In natural and artificial intelligence, “perception” is thought to be the ability to become aware of something through our senses. Agents, human or artificial, may perceive that a fire is burning, or that there is a baseball traveling towards a glove. In either case, the intelligent system has become knowledgable through it’s senses.
Traditional artificial intelligent systems have demonstrated perception by detecting objects. A robot may learn about chairs, and then later perceive that a chair in front of it. Such a system could learn to perceive chairs through supervised learning. The system is shown thousands or millions of examples of chairs, so that when encountering a new one, the agent perceives it’s presence.
A supervised learning approach such as this is demonstrably powerful, but a new reinforcement learning approach to achieving “perception” through experience may also be possible.
Consider a new born baby. In a matter of hours, the baby is able to “perceive” it’s mothers breast. It does so without a teacher showing thousands of flashcards containing pictures of breasts. It does so because of it’s interactions with it’s mother. Through these interactions, in certain states, the baby is able to perceive that it’s in the presence of it’s mothers breast because it can predict drawing milk if it were to perform a sequence of actions. Perception, and this predictive approach to knowledge. can be systematically achieved in a similar way using reinforcement learning.
Sutton’s “Horde – A Scalable Real time architecture for learning knowledge from Sensorimotor Interaction”, and White’s “Developing a predictive approach to knowledge” form the foundation of a computational way to learn to perceive. The high level take aways from both papers are included below.
Key ideas and notes:
- “General value functions” (GVF’s) are the computational unit that answer predictive questions about the environment. They provide the semantics for asking, and answering these predictive questions.
- These GVF’s are, not surprisingly, a generalization of value functions familiar throughout the Reinforcement Learning literature.
- GVF’s have “targets” rather than total reward. They have “cumulants” rather than rewards.
- The goal when using GVF’s is not to maximize the cumulant. It’s to be able to predict the cumulant by passively observing the sensorimotor stream of experience.
- There are several “levers” at the designers disposal to design the questions.
- The designer can specify the cumulant, which is effectively the signal of interest in predicting. For example, one might be interested in predicting the amount of energy that will flow into the robots battery, similar to the analogy with the baby.
- The designer can specify the time scale of interest. This can be specified with the value used for gamma. Using the baby example yet again, a predictive question about how much energy could be derived in the next minute bay be asked by using gamma.
- The designer can control the policy. ie. How much energy will I draw if I drive straight forward continually?
- Unique to GVF’s, the value for gamma is state dependent. This is how you can effectively turn off the question.
- Learning GVF’s is similar to regular value functions.

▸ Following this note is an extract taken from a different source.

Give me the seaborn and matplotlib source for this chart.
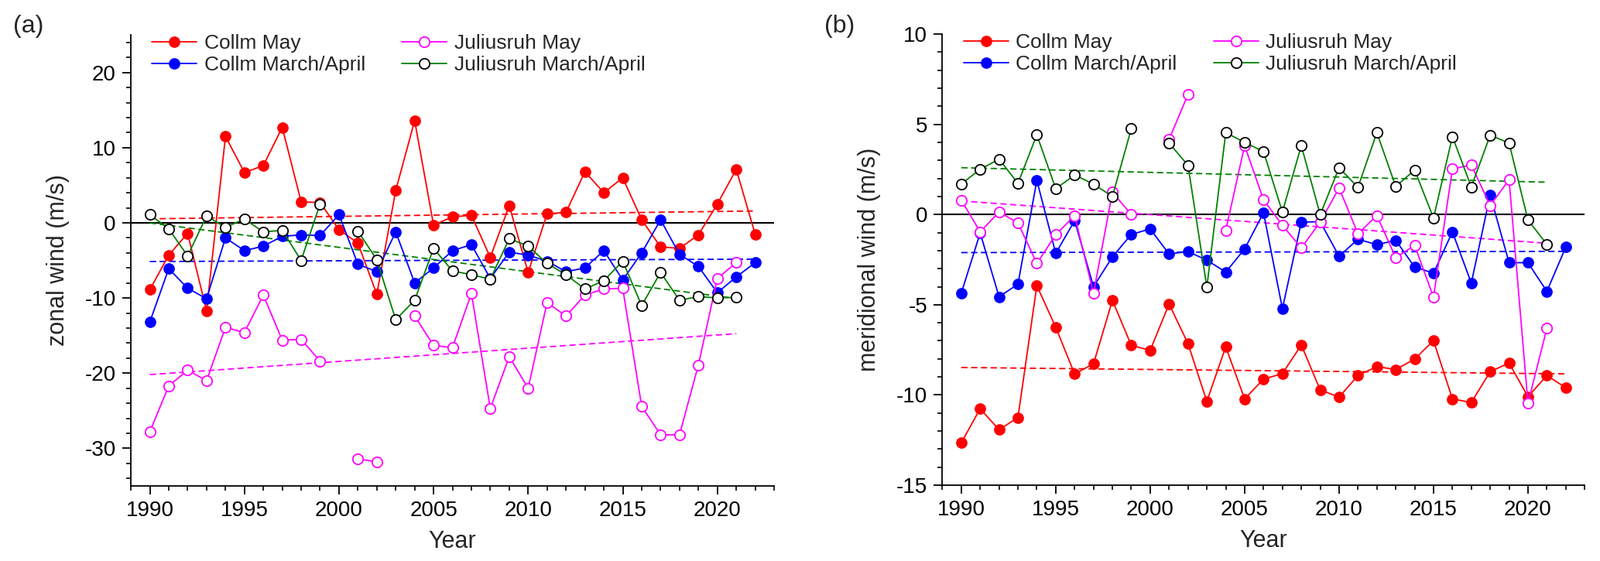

It uses function approximation (for example tile coding) for state estimation, TD errors, and eligibility traces.
- Once learned, the approximate GVF value (answer) is achieved through multiplying the learned weight vector with the feature vector.
- Multiple GVF’s (demons) can be learning at the same time. They each can learn off policy, using snippets of relevant experience generated by the behavioral policy of the agent.
Horde presents some demonstrations of robots that are able to learn multiple different GVF’s. It seems however, that a missing step is actually leveraging these predictions, either to optimize control, or to build other predictions. The latter is a major topic of Mark Ring’s work. In particular, “Better generalization with forecasts.” http://www.ijcai.org/Proceedings/13/Papers/246.pdf
- [Sutton et al., 2011] Richard S. Sutton, Joseph Modayil, Michael Delp, Thomas Degris, Patrick M. Pilarski, Adam White, and Doina Precup. Horde: a scalable real-time architecture for learning knowledge from unsupervised sensorimotor interaction. In The 10th International Conference on Autonomous Agents and Multiagent Systems – Volume 2, AAMAS ’11, pages 761–768,
- White, Adam. Developing a predictive approach to knowledge. Diss. University of Alberta, 2015.